Nah, of course she is.  She just doesn't have anything left to say.

As predicted, Janet Yellen told the Senate today that the Fed has looked at negative interest rates and continues to look at the concept.  Everything else they have tried has failed so there is nothing left but this.  The equity market immediately traded down 400 points led by the banks which are slowly being destroyed by the Administration, the Congress and now the Fed.  At the close we had an "encouraging rally" as one talking head put it as the DOW closed down only 255 points and the ten year was at 1.64% against a mid-morning trade at 1.52%.

I'm going to make this short because I have little to add over what I have been repeating for the past couple of weeks.  The global economy is heading into recession and the U.S,. economy is heading in that direction as well.  The job numbers are rubbish; GDP is awful; consumers are NOT spending the "gasoline tax cut;" oil prices will be at $20 before they are at $40 and the engine that could turn things around--the providers of credit--is being systematically destroyed.  And that is exactly what the markets are telling us.

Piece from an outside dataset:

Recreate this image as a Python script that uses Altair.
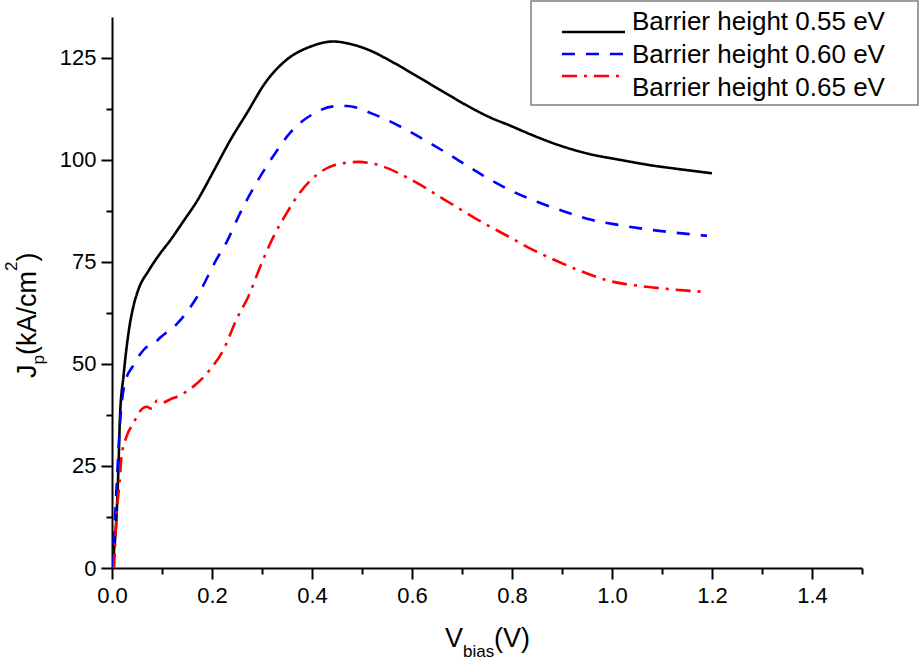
import altair as alt
import pandas as pd

# ---------------- data ----------------
names = ["Barrier height 0.55 eV", "Barrier height 0.60 eV", "Barrier height 0.65 eV"]
colors = ["#000000", "#0000ff", "#ff0000"]
dashes = [[1, 0], [13, 11], [15, 7, 3, 7]]

x055 = [0.0, 0.003, 0.009, 0.013, 0.016, 0.023, 0.033, 0.043, 0.053, 0.073, 0.093, 0.119,
        0.143, 0.169, 0.203, 0.236, 0.269, 0.309, 0.349, 0.396, 0.443, 0.476, 0.516, 0.556,
        0.596, 0.636, 0.676, 0.716, 0.756, 0.796, 0.836, 0.896, 0.956, 1.016, 1.076, 1.136, 1.2]
y055 = [0.0, 3.0, 12.6, 24.9, 37.2, 47.0, 57.6, 64.2, 68.3, 72.8, 76.5, 80.7,
        85.0, 89.7, 97.2, 104.7, 111.3, 119.3, 124.5, 127.7, 129.0, 128.4, 126.8, 124.3,
        121.5, 118.6, 115.7, 112.9, 110.4, 108.4, 106.3, 103.5, 101.4, 100.0, 98.7, 97.7, 96.7]

x060 = [0.0, 0.005, 0.010, 0.016, 0.026, 0.043, 0.056, 0.070, 0.083, 0.096, 0.129, 0.146,
        0.169, 0.209, 0.229, 0.256, 0.289, 0.323, 0.356, 0.403, 0.443, 0.47, 0.523, 0.579,
        0.633, 0.689, 0.743, 0.799, 0.853, 0.906, 0.959, 1.016, 1.069, 1.123, 1.19]
y060 = [0.0, 10.0, 22.0, 35.5, 45.4, 49.7, 52.3, 54.2, 54.8, 56.4, 59.7, 62.1,
        66.2, 75.6, 79.8, 86.9, 94.4, 101.0, 106.6, 111.3, 113.1, 113.2, 111.2, 108.0,
        104.3, 100.2, 96.1, 92.4, 89.6, 87.3, 85.3, 84.0, 83.0, 82.2, 81.4]

x065 = [0.004, 0.006, 0.009, 0.015, 0.019, 0.029, 0.043, 0.056, 0.069, 0.080, 0.090, 0.100,
        0.116, 0.139, 0.163, 0.196, 0.223, 0.249, 0.273, 0.296, 0.323, 0.349, 0.376, 0.409,
        0.443, 0.493, 0.536, 0.596, 0.663, 0.729, 0.796, 0.836, 0.883, 0.936, 0.996, 1.056,
        1.116, 1.179]
y065 = [0.0, 5.0, 12.6, 20.8, 27.3, 32.2, 35.5, 38.4, 39.5, 39.0, 41.0, 40.5,
        41.3, 42.5, 44.5, 48.6, 53.5, 60.9, 66.6, 73.7, 81.2, 86.9, 92.0, 96.3,
        98.6, 99.5, 98.6, 95.3, 90.4, 85.5, 81.0, 78.3, 75.6, 72.8, 70.3, 69.1,
        68.3, 67.7]

x_ticks = [0.0, 0.1, 0.2, 0.3, 0.4, 0.5, 0.6, 0.7, 0.8, 0.9, 1.0, 1.1, 1.2, 1.3, 1.4, 1.5]
y_ticks = [0, 12.5, 25, 37.5, 50, 62.5, 75, 87.5, 100, 112.5, 125]
x_domain = [0, 1.5]
y_domain = [0, 135]

rows = []
for nm, xs, ys in zip(names, [x055, x060, x065], [y055, y060, y065]):
    for i, (a, b) in enumerate(zip(xs, ys)):
        rows.append({"series": nm, "V": a, "J": b, "idx": i})
df = pd.DataFrame(rows)
leg_df = pd.DataFrame({"series": names})
one = pd.DataFrame({"k": [0]})

FONT = "Liberation Sans"
W, H = 750, 551

color_scale = alt.Scale(domain=names, range=colors)
dash_scale = alt.Scale(domain=names, range=dashes)

axis_common = dict(
    domainColor="black", domainWidth=2, tickColor="black", tickWidth=2,
    labelColor="black", labelFont=FONT, labelFontSize=22, grid=False,
    labelOverlap=False, labelFlush=False, labelBound=False, title=None,
)

lines = alt.Chart(df).mark_line(strokeWidth=2.6, interpolate="monotone", clip=True).encode(
    x=alt.X("V:Q", scale=alt.Scale(domain=x_domain, nice=False, zero=False),
            axis=alt.Axis(values=x_ticks, format=".1f",
                          labelExpr="round(datum.value*10) % 2 === 0 ? format(datum.value, '.1f') : ''",
                          tickSize={"condition": {"test": "round(datum.value*10) % 2 === 0", "value": 11}, "value": 6},
                          labelPadding=6, **axis_common)),
    y=alt.Y("J:Q", scale=alt.Scale(domain=y_domain, nice=False, zero=False),
            axis=alt.Axis(values=y_ticks,
                          labelExpr="datum.value % 25 === 0 ? format(datum.value, 'd') : ''",
                          tickSize={"condition": {"test": "datum.value % 25 === 0", "value": 11}, "value": 6},
                          labelPadding=5, **axis_common)),
    color=alt.Color("series:N", scale=color_scale, legend=None),
    strokeDash=alt.StrokeDash("series:N", scale=dash_scale, legend=None),
    order="idx:Q",
)

# ---------------- legend (drawn manually) ----------------
leg_box = alt.Chart(one).mark_rect(fill="white", stroke="#7f7f7f", strokeWidth=1.5).encode(
    x=alt.value(419), x2=alt.value(806), y=alt.value(-16), y2=alt.value(88)
)
leg_lines = alt.Chart(leg_df).mark_rule(strokeWidth=2.6).encode(
    x=alt.value(450), x2=alt.value(513),
    y=alt.Y("series:N", scale=alt.Scale(domain=names, range=[4, 70], padding=0), axis=None),
    color=alt.Color("series:N", scale=color_scale, legend=None),
    strokeDash=alt.StrokeDash("series:N", scale=dash_scale, legend=None),
)
leg_text = alt.Chart(leg_df).mark_text(align="left", baseline="alphabetic", font=FONT,
                                       fontSize=26, color="black").encode(
    x=alt.value(520),
    y=alt.Y("series:N", scale=alt.Scale(domain=names, range=[12.5, 78.5], padding=0), axis=None),
    text="series:N",
)

# ---------------- axis titles with sub/superscripts ----------------
def txt(s, x, y, size, angle=0):
    return alt.Chart(one).mark_text(text=s, align="left", baseline="alphabetic", font=FONT,
                                     fontSize=size, angle=angle, color="black").encode(
        x=alt.value(x), y=alt.value(y))

xt = [txt("V", 333, 630, 27), txt("bias", 351, 640, 17), txt("(V)", 382, 630, 27)]
yt = [txt("J", -76, 361, 27, 270), txt("p", -68, 347.5, 17, 270),
      txt("(kA/cm", -76, 338, 27, 270), txt("2", -95, 254, 17, 270),
      txt(")", -76, 244.5, 27, 270)]

chart = alt.layer(lines, leg_box, leg_lines, leg_text, *xt, *yt).resolve_scale(
    y="independent"
).properties(
    width=W, height=H,
    autosize=alt.AutoSizeParams(type="none"),
    padding={"left": 112, "top": 17, "right": 58, "bottom": 94},
    background="white",
).configure_view(stroke=None)

chart.save("out.html", embed_options={"renderer": "svg", "actions": False})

The governments are really the ones to blame with the U.S. earning more than its share but the world's central banks have made such a hash out of this for the last 8 years that it is inconceivable that they will be allowed to continue in this manner for much longer.  The problem is, I think, that it may get a lot worse before it gets better.  I'm still upset over the woman's testimony today: it was patently dishonest, but she and her colleagues could begin to get this global mess back on track by simply saying: "We got it wrong."  The markets might then begin to believe and perhaps trust once more.  Belief, after today, is gone.